Structure Creates Better Instructors Too
A structured martial arts curriculum is not only valuable for students. It gives instructors and club leaders a reliable standard for teaching, reviewing, and evaluating progress. Rather than relying solely on memory or personal preference, instructors can deliver material with consistency while still bringing their own coaching strengths to the class.
This becomes critical when students train through a blended model. Someone may review a lesson on demand, attend an online event, and then receive correction through private coaching or a local training group. The curriculum keeps those experiences connected. Students know what to practice between sessions, and instructors can identify gaps without guessing where a student should be in their development.
At Kali Sikaran International, this kind of structure supports training across sticks, knives, empty hands, multiple weapons, and close-range drills without losing sight of the larger objective: practical capability.
The Trade-Off: Structure Must Not Become Rigidity
Structure is powerful, but it can be misused. A curriculum should provide a map, not a cage. If students only train prescribed sequences and never face variation, they may become technically tidy but tactically unprepared.

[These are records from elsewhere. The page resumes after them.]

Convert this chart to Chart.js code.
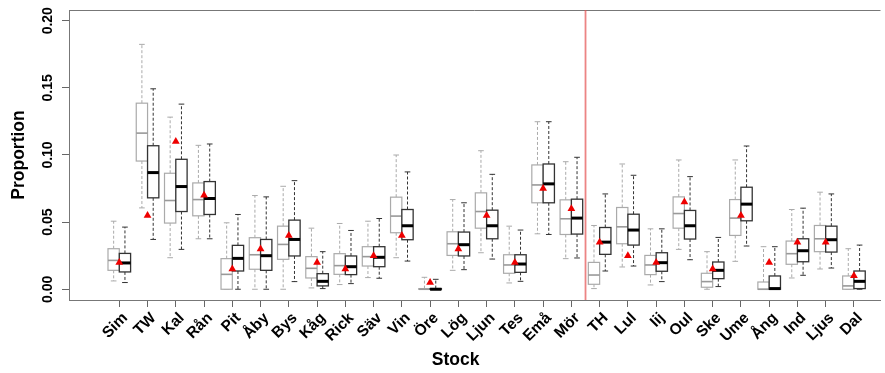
<!DOCTYPE html>
<html>
<head>
<meta charset="utf-8">
<script src="https://cdn.jsdelivr.net/npm/chart.js@4.4.1/dist/chart.umd.min.js"></script>
<style>
  html, body { margin: 0; padding: 0; background: #fff; }
</style>
</head>
<body>
<canvas id="boxChart" width="885" height="373"></canvas>
<script>
const stocks = ['Sim', 'TW', 'Kal', 'Rån', 'Pit', 'Åby', 'Bys', 'Kåg', 'Rick', 'Säv', 'Vin', 'Öre', 'Lög', 'Ljun',
    'Tes', 'Emå', 'Mör', 'TH', 'Lul', 'Iij', 'Oul', 'Ske', 'Ume', 'Ång', 'Ind', 'Ljus', 'Dal'];

// grey boxes (left of the tick)
const greyLow = [0.0062, 0.0606, 0.0235, 0.0376, 0, 0, 0, 0.001, 0.0035, 0.0087, 0.0235, 0, 0.0141, 0.0272,
    0.0047, 0.0413, 0.0228, 0.0005, 0.0166, 0.0032, 0.0297, 0, 0.0208, 0, 0.0084, 0.0151, 0];
const greyQ1 = [0.0141, 0.0955, 0.0493, 0.0547, 0, 0.0149, 0.0223, 0.0084, 0.0111, 0.0173, 0.0421, 0, 0.0252, 0.0455,
    0.0119, 0.0644, 0.0408, 0.0037, 0.0339, 0.0109, 0.0455, 0.0015, 0.0401, 0, 0.0186, 0.028, 0];
const greyMed = [0.0215, 0.1163, 0.0661, 0.0668, 0.0111, 0.0257, 0.0334, 0.0156, 0.0176, 0.0243, 0.0545, 0, 0.0339, 0.0579,
    0.0181, 0.0777, 0.0525, 0.0106, 0.0465, 0.0181, 0.0564, 0.0057, 0.053, 0, 0.0265, 0.0376, 0.0025];
const greyQ3 = [0.0302, 0.1386, 0.0864, 0.0792, 0.0228, 0.0384, 0.047, 0.0243, 0.0265, 0.0317, 0.0686, 0.0005, 0.0428, 0.0718,
    0.0257, 0.0926, 0.0666, 0.02, 0.0609, 0.0252, 0.0688, 0.0119, 0.0668, 0.0054, 0.0359, 0.0475, 0.0099];
const greyHigh = [0.0507, 0.1824, 0.1282, 0.1072, 0.0495, 0.0698, 0.0767, 0.0455, 0.049, 0.0507, 0.1, 0.0089, 0.0668, 0.1032,
    0.047, 0.1248, 0.095, 0.0475, 0.0933, 0.045, 0.0963, 0.028, 0.0963, 0.0317, 0.0594, 0.0723, 0.0302];

// black boxes (right of the tick)
const blackLow = [0.005, 0.0371, 0.0297, 0.0376, 0, 0, 0.0057, 0.0005, 0.0042, 0.0082, 0.021, 0, 0.0146, 0.0225,
    0.0059, 0.0408, 0.0233, 0.0136, 0.0173, 0.0057, 0.022, 0.002, 0.0322, 0, 0.0104, 0.0158, 0];
const blackQ1 = [0.0129, 0.0681, 0.0579, 0.0557, 0.0136, 0.0141, 0.0248, 0.0025, 0.0109, 0.0168, 0.0369, 0, 0.0248, 0.0376,
    0.0126, 0.0644, 0.0411, 0.026, 0.0329, 0.0134, 0.0374, 0.0079, 0.051, 0, 0.0205, 0.0277, 0.0005];
const blackMed = [0.0196, 0.0869, 0.0765, 0.0676, 0.023, 0.025, 0.0371, 0.0059, 0.0168, 0.0238, 0.0473, 0, 0.0332, 0.0473,
    0.0188, 0.0785, 0.053, 0.0351, 0.0441, 0.0198, 0.0473, 0.0141, 0.0634, 0.0005, 0.0287, 0.0369, 0.0059];
const blackQ3 = [0.0267, 0.1069, 0.0968, 0.0802, 0.0327, 0.0371, 0.0515, 0.0116, 0.0248, 0.0317, 0.0594, 0.0005, 0.0426, 0.0589,
    0.0257, 0.0933, 0.0671, 0.046, 0.0559, 0.0272, 0.0587, 0.0203, 0.076, 0.0099, 0.0376, 0.047, 0.0136];
const blackHigh = [0.0463, 0.1493, 0.1379, 0.1082, 0.0557, 0.0688, 0.0809, 0.028, 0.0438, 0.0527, 0.0874, 0.0074, 0.0644, 0.0856,
    0.0441, 0.1248, 0.0983, 0.071, 0.0849, 0.045, 0.0839, 0.0386, 0.1067, 0.0317, 0.0604, 0.071, 0.0329];

// red triangles
const observed = [0.02, 0.055, 0.11, 0.07, 0.015, 0.03, 0.04, 0.02, 0.015, 0.025, 0.04, 0.005, 0.03, 0.055,
    0.02, 0.075, 0.06, 0.035, 0.025, 0.02, 0.065, 0.015, 0.055, 0.02, 0.035, 0.035, 0.01];

const yTicks = [0, 0.05, 0.1, 0.15, 0.2];
const dividerAt = 16.5; // between Mör and TH

const fontFamily = '"Liberation Sans", Arial, Helvetica, sans-serif';

const drawBox = (ctx, x, y, pos, lo, q1, med, q3, hi, style) => {
    const left = x.getPixelForValue(pos - 0.2);
    const right = x.getPixelForValue(pos + 0.2);
    const mid = x.getPixelForValue(pos);
    const capL = x.getPixelForValue(pos - 0.1);
    const capR = x.getPixelForValue(pos + 0.1);
    const yLo = y.getPixelForValue(lo);
    const yQ1 = y.getPixelForValue(q1);
    const yMed = y.getPixelForValue(med);
    const yQ3 = y.getPixelForValue(q3);
    const yHi = y.getPixelForValue(hi);

    // whiskers
    ctx.strokeStyle = style.whisker;
    ctx.lineWidth = 1;
    ctx.setLineDash([3, 2]);
    ctx.beginPath();
    ctx.moveTo(mid, yQ3);
    ctx.lineTo(mid, yHi);
    ctx.moveTo(mid, yQ1);
    ctx.lineTo(mid, yLo);
    ctx.stroke();
    ctx.setLineDash([]);
    ctx.beginPath();
    ctx.moveTo(capL, yHi);
    ctx.lineTo(capR, yHi);
    ctx.moveTo(capL, yLo);
    ctx.lineTo(capR, yLo);
    ctx.stroke();

    // box
    ctx.fillStyle = '#fff';
    ctx.fillRect(left, yQ3, right - left, yQ1 - yQ3);
    ctx.strokeStyle = style.box;
    ctx.lineWidth = style.boxWidth;
    ctx.strokeRect(left, yQ3, right - left, yQ1 - yQ3);

    // median
    ctx.strokeStyle = style.median;
    ctx.lineWidth = style.medianWidth;
    ctx.beginPath();
    ctx.moveTo(left, yMed);
    ctx.lineTo(right, yMed);
    ctx.stroke();
};

const boxPlotPlugin = {
    id: 'boxPlots',
    beforeDatasetsDraw(chart) {
        const { ctx, chartArea, scales: { x, y } } = chart;
        ctx.save();

        // top line of the frame
        ctx.strokeStyle = '#777';
        ctx.lineWidth = 1;
        ctx.beginPath();
        ctx.moveTo(chartArea.left, chartArea.top + 0.5);
        ctx.lineTo(chartArea.right, chartArea.top + 0.5);
        ctx.stroke();

        // red divider
        const xd = x.getPixelForValue(dividerAt);
        ctx.strokeStyle = 'rgba(228, 80, 80, 0.7)';
        ctx.lineWidth = 1.8;
        ctx.beginPath();
        ctx.moveTo(xd, chartArea.top);
        ctx.lineTo(xd, chartArea.bottom);
        ctx.stroke();

        const greyStyle = { whisker: '#aaa', box: '#aaa', boxWidth: 1.2, median: '#999', medianWidth: 1.6 };
        const blackStyle = { whisker: '#333', box: '#333', boxWidth: 1.3, median: '#000', medianWidth: 3 };

        stocks.forEach((s, i) => {
            drawBox(ctx, x, y, i - 0.2, greyLow[i], greyQ1[i], greyMed[i], greyQ3[i], greyHigh[i], greyStyle);
            drawBox(ctx, x, y, i + 0.2, blackLow[i], blackQ1[i], blackMed[i], blackQ3[i], blackHigh[i], blackStyle);
        });
        ctx.restore();
    },
    afterDraw(chart) {
        const { ctx, chartArea, scales: { x } } = chart;
        ctx.save();
        ctx.fillStyle = '#000';
        ctx.font = 'bold 17.5px ' + fontFamily;
        ctx.textAlign = 'center';
        ctx.textBaseline = 'middle';
        ctx.fillText('Stock', x.getPixelForValue(11.9), chartArea.bottom + 60);
        ctx.restore();
    }
};

new Chart(document.getElementById('boxChart'), {
    type: 'scatter',
    data: {
        datasets: [{
            label: 'observed',
            data: observed.map((v, i) => ({ x: i, y: v })),
            pointStyle: 'triangle',
            radius: 4.5,
            backgroundColor: '#ee0000',
            borderColor: '#ee0000',
            borderWidth: 0
        }]
    },
    options: {
        responsive: false,
        animation: false,
        layout: { padding: { top: 10, right: 0, left: 0, bottom: 0 } },
        plugins: { legend: { display: false }, tooltip: { enabled: false } },
        scales: {
            x: {
                type: 'linear',
                min: -1.78,
                max: 26.94,
                afterBuildTicks: (scale) => { scale.ticks = stocks.map((s, i) => ({ value: i })); },
                afterFit: (scale) => {
                    scale.height = 73;
                    scale.paddingLeft = 0;
                    scale.paddingRight = 0;
                },
                ticks: {
                    callback: (v) => stocks[v],
                    minRotation: 45,
                    maxRotation: 45,
                    autoSkip: false,
                    padding: 2,
                    labelOffset: 6,
                    color: '#000',
                    font: { family: fontFamily, size: 15.5, weight: 'bold' }
                },
                grid: { drawOnChartArea: false, tickLength: 7, color: '#666' },
                border: { color: '#777' }
            },
            y: {
                min: -0.008,
                max: 0.208,
                afterBuildTicks: (scale) => { scale.ticks = yTicks.map(v => ({ value: v })); },
                afterFit: (scale) => {
                    scale.width = 69;
                    scale.paddingTop = 0;
                    scale.paddingBottom = 0;
                },
                ticks: {
                    callback: (v) => v.toFixed(2),
                    minRotation: 90,
                    maxRotation: 90,
                    crossAlign: 'center',
                    padding: 0,
                    color: '#000',
                    font: { family: fontFamily, size: 14, weight: 'bold' }
                },
                grid: { drawOnChartArea: false, tickLength: 7, color: '#666' },
                border: { color: '#777' },
                title: {
                    display: true,
                    text: 'Proportion',
                    color: '#000',
                    font: { family: fontFamily, size: 17.5, weight: 'bold' },
                    padding: { top: 9, bottom: 0 }
                }
            }
        }
    },
    plugins: [boxPlotPlugin]
});
</script>
</body>
</html>
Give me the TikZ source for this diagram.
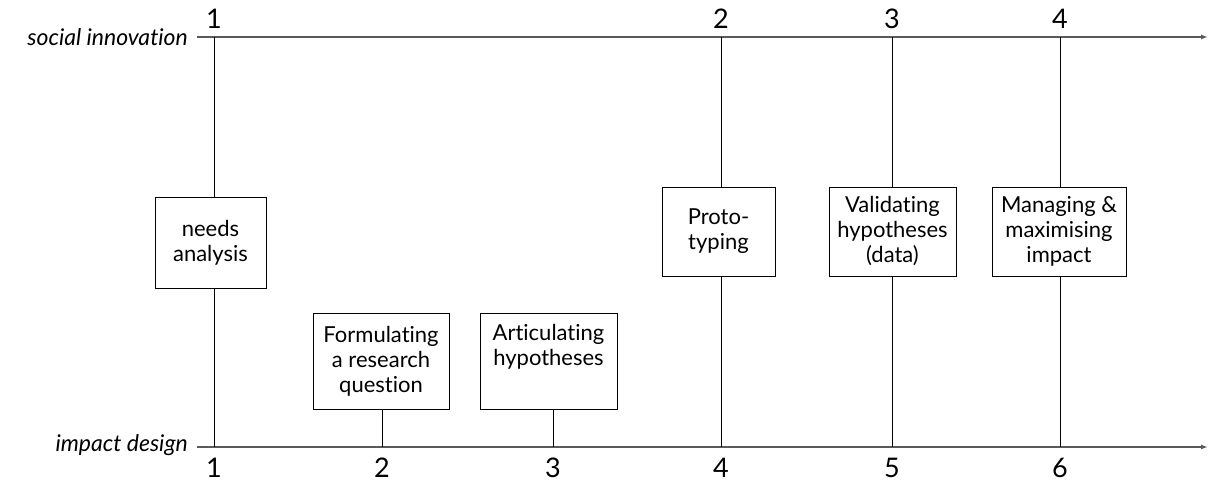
\documentclass[tikz,border=0pt]{standalone}
\usepackage{fontspec}
\setmainfont{Lato}[Ligatures={NoCommon,NoRare}]
\usetikzlibrary{arrows.meta}

\definecolor{caxis}{RGB}{90,90,90}

\tikzset{
  axis/.style={draw=caxis, line width=1.4pt, -{Latex[length=7pt,width=5pt]}},
  tick/.style={draw=black, line width=0.8pt},
  stagebox/.style={draw=black, line width=0.9pt, fill=white, align=center,
    inner sep=0pt, font=\fontsize{22}{25}\selectfont},
  axislabel/.style={anchor=east, inner sep=0pt, font=\fontsize{23}{26}\selectfont\itshape},
  stepnum/.style={inner sep=0pt, font=\fontsize{27}{30}\selectfont},
}

\begin{document}
\begin{tikzpicture}[x=1pt, y=-1pt]
\useasboundingbox (0,0) rectangle (1212,482);

% axes
\coordinate (siL) at (197,37);
\coordinate (siR) at (1208,37);
\coordinate (idL) at (197,447);
\coordinate (idR) at (1208,447);
\node[axislabel] (silab) at (188,37) {social innovation};
\node[axislabel] (idlab) at (188,445) {impact design};
\draw[axis] (siL) -- (siR);
\draw[axis] (idL) -- (idR);

% step positions
\coordinate (t1) at (214,37);
\coordinate (t2) at (721,37);
\coordinate (t3) at (892,37);
\coordinate (t4) at (1060,37);
\coordinate (b1) at (214,447);
\coordinate (b2) at (382,447);
\coordinate (b3) at (553,447);
\coordinate (b4) at (721,447);
\coordinate (b5) at (892,447);
\coordinate (b6) at (1060,447);

% step numbers
\node[stepnum, anchor=base] (tn1) at (214,28) {1};
\node[stepnum, anchor=base] (tn2) at (721,28) {2};
\node[stepnum, anchor=base] (tn3) at (892,28) {3};
\node[stepnum, anchor=base] (tn4) at (1060,28) {4};
\node[stepnum, anchor=base] (bn1) at (214,477) {1};
\node[stepnum, anchor=base] (bn2) at (382,477) {2};
\node[stepnum, anchor=base] (bn3) at (553,477) {3};
\node[stepnum, anchor=base] (bn4) at (721,477) {4};
\node[stepnum, anchor=base] (bn5) at (892,477) {5};
\node[stepnum, anchor=base] (bn6) at (1060,477) {6};

% stages
\node[stagebox, minimum width=111, minimum height=91] (needs) at (210.5,242.5) {needs\\analysis};
\node[stagebox, minimum width=136, minimum height=96] (formq) at (381,361) {Formulating\\a research\\question};
\node[stagebox, minimum width=137, minimum height=96] (arthyp) at (548.5,361) {Articulating\\hypotheses\\\strut};
\node[stagebox, minimum width=113, minimum height=89] (proto) at (718.5,231.5) {Proto-\\typing};
\node[stagebox, minimum width=127, minimum height=89] (valhyp) at (892.5,231.5) {Validating\\hypotheses\\(data)};
\node[stagebox, minimum width=134, minimum height=89] (manage) at (1059,231.5) {Managing \&\\maximising\\impact};

% connectors
\draw[tick] (t1) -- (t1 |- needs.north);
\draw[tick] (b1 |- needs.south) -- (b1);
\draw[tick] (b2 |- formq.south) -- (b2);
\draw[tick] (b3 |- arthyp.south) -- (b3);
\draw[tick] (t2) -- (t2 |- proto.north);
\draw[tick] (b4 |- proto.south) -- (b4);
\draw[tick] (t3) -- (t3 |- valhyp.north);
\draw[tick] (b5 |- valhyp.south) -- (b5);
\draw[tick] (t4) -- (t4 |- manage.north);
\draw[tick] (b6 |- manage.south) -- (b6);

\end{tikzpicture}
\end{document}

Real self-defense is unpredictable. Space may be limited. The ground may be uneven. An attacker may be larger, faster, armed, or accompanied by others. The best training does not promise certainty. It develops awareness, movement, judgment, and the ability to respond under imperfect conditions.
That means a strong program balances repetition with adaptation. Early lessons may use defined patterns so students can build reliable mechanics. As they progress, the instructor should introduce changing angles, disrupted timing, different ranges, verbal pressure, environmental constraints, and decision points. Students learn that the principle remains, even when the drill changes.
It also means recognizing when avoidance, escape, or de-escalation is the correct answer. Functional self-defense is not about winning an exchange for its own sake. It is about protecting yourself and getting to safety.
How to Evaluate Your Training Path
If you are choosing a program, look beyond the number of techniques advertised. Ask whether the material has a logical sequence and whether each stage builds on the last. Find out how the program develops both physical skills and decision-making. Consider whether weapon training is connected to empty hands, whether drills are explained in context, and whether there is a clear standard for advancement.
You should also look for training that fits your actual life. A busy professional may benefit from short, focused on-demand sessions supported by live coaching. A beginner may need more frequent technical feedback. An experienced martial artist may want a pathway that organizes previous knowledge while adding practical Filipino Martial Arts principles. The right format depends on your schedule, experience, and goals, but the path should still be clear.
Most of all, choose training that asks you to improve honestly. The right curriculum will challenge your coordination, discipline, awareness, and fitness while giving you the tools to see progress over time.
Train the fundamentals with intent. Repeat them until they hold up under pressure. Then keep building, one clear standard at a time.